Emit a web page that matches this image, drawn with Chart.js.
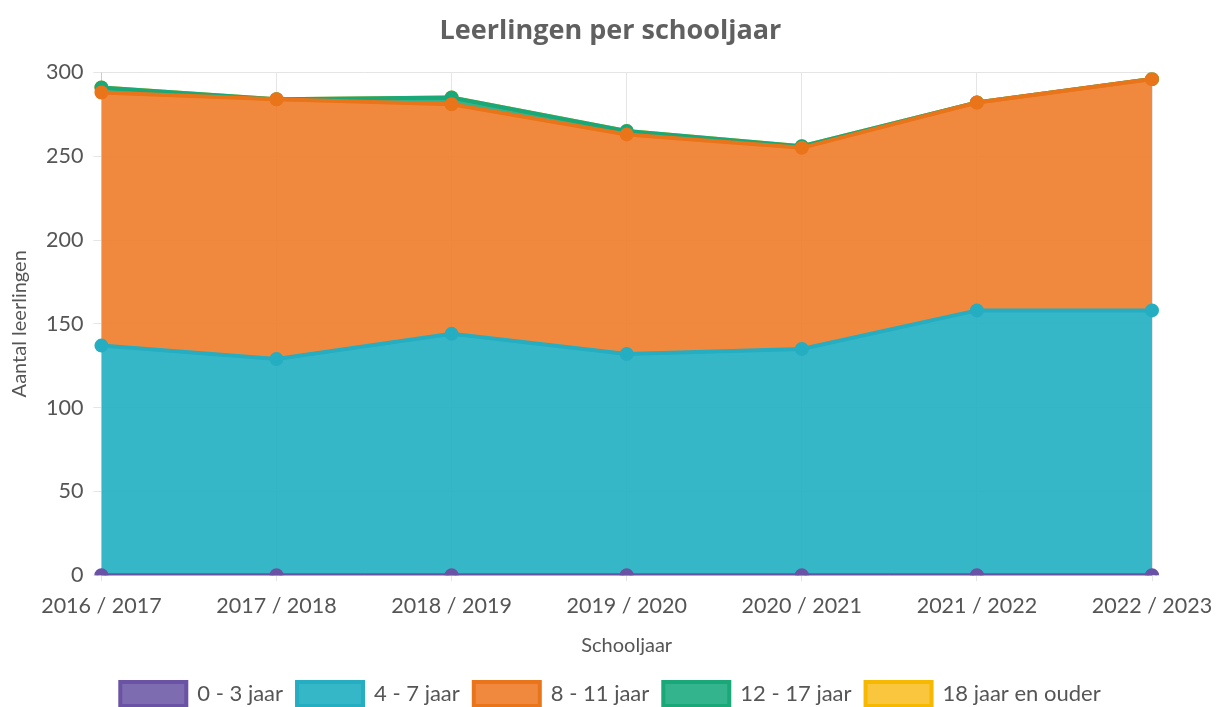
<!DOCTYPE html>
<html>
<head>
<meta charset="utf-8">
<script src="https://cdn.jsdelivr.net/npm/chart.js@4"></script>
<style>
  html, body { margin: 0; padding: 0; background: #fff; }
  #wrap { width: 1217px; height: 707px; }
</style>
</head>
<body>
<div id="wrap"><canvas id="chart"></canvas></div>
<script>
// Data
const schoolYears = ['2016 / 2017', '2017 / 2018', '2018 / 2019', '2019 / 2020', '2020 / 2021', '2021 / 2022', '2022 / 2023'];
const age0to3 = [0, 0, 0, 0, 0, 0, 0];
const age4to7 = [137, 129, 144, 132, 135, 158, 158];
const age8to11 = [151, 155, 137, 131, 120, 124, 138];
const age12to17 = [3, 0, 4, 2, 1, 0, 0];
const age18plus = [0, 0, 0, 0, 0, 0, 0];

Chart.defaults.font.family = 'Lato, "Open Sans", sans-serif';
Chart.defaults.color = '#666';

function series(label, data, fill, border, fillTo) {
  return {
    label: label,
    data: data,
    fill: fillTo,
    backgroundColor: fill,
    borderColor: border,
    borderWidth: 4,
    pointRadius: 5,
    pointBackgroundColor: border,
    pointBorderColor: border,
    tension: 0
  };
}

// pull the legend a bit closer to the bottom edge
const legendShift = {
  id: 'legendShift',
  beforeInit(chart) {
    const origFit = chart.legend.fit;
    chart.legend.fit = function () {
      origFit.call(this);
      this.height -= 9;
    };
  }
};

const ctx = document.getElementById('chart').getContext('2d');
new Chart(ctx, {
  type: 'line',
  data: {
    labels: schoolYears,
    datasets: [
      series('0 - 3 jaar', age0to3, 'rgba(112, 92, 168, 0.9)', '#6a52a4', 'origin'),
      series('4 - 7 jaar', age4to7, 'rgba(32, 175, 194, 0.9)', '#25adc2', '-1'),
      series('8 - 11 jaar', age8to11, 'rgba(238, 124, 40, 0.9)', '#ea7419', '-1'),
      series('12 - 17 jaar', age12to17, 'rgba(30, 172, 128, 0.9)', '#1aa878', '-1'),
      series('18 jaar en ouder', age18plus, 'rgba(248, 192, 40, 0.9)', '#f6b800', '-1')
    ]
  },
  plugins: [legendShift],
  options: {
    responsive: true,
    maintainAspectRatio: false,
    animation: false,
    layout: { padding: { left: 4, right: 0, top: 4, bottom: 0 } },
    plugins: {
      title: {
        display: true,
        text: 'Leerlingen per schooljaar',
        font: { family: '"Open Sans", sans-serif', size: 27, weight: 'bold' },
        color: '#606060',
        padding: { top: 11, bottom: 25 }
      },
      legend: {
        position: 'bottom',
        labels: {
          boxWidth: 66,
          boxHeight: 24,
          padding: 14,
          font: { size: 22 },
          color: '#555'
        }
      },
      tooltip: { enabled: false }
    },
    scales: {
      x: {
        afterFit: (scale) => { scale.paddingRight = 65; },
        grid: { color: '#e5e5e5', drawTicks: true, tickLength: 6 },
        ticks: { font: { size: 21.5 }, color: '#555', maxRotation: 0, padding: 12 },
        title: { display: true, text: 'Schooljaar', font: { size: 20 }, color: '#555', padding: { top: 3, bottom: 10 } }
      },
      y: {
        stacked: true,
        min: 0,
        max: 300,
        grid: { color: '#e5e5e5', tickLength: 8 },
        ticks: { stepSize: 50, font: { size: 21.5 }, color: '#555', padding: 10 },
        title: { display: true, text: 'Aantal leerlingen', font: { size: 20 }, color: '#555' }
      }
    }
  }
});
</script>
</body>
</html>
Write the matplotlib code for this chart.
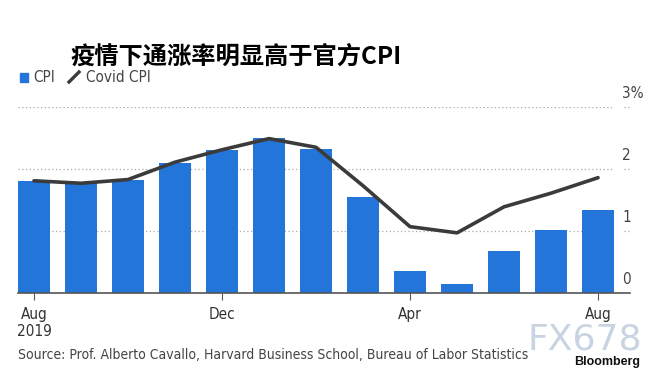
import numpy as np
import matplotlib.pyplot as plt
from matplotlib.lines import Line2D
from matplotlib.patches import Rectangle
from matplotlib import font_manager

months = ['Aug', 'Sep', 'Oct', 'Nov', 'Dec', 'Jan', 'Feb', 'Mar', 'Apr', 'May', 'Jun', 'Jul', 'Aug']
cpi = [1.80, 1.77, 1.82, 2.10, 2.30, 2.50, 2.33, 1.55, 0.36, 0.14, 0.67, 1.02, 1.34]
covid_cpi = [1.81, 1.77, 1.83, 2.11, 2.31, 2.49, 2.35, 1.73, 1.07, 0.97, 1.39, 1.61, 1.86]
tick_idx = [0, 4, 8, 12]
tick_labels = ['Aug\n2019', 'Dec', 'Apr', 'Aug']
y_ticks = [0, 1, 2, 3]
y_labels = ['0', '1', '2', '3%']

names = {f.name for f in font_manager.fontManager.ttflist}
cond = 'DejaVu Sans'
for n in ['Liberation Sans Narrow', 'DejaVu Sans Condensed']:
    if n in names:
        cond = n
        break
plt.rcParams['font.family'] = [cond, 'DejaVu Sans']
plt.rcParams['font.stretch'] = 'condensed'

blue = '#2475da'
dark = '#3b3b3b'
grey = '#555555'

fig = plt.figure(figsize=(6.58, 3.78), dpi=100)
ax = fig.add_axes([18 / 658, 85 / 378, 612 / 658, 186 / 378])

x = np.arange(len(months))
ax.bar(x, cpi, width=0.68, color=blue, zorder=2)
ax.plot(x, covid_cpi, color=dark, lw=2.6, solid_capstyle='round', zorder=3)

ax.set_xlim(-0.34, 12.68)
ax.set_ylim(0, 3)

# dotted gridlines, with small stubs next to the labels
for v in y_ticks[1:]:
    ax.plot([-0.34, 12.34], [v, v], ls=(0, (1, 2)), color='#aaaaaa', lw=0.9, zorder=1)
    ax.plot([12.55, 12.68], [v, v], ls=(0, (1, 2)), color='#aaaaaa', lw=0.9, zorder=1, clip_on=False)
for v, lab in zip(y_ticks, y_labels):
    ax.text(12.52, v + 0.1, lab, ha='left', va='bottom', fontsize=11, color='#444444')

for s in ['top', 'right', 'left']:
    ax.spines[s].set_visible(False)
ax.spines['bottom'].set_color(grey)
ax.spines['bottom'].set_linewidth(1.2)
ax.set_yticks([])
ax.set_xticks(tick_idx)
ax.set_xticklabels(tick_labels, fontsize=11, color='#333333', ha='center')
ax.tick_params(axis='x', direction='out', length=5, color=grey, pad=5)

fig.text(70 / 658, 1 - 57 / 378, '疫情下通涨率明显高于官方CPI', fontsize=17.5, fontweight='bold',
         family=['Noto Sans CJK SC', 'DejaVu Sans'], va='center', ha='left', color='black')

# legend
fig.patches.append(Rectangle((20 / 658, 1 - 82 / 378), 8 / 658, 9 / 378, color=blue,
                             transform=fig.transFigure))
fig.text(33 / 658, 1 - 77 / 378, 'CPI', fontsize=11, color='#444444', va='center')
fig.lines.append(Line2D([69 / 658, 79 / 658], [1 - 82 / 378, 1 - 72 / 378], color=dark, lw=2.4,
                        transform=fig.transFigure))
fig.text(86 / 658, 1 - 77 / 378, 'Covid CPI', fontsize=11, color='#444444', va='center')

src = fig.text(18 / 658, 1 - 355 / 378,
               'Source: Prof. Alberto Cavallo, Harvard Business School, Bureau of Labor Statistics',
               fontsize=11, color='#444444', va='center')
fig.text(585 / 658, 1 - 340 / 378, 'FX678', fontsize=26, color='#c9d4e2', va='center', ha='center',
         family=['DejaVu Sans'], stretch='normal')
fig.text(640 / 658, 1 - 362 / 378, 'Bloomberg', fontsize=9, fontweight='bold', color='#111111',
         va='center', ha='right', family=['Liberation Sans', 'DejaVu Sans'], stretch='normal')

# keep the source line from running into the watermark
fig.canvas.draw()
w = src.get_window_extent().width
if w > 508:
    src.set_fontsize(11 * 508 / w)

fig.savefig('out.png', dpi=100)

+++

◆ THE REQUEST: Check each line of the records above for the string "with", and report every line that has it.

◆ RIGHT ANSWER:
Emit a web page that matches this image, drawn with Chart.js.
# dotted gridlines, with small stubs next to the labels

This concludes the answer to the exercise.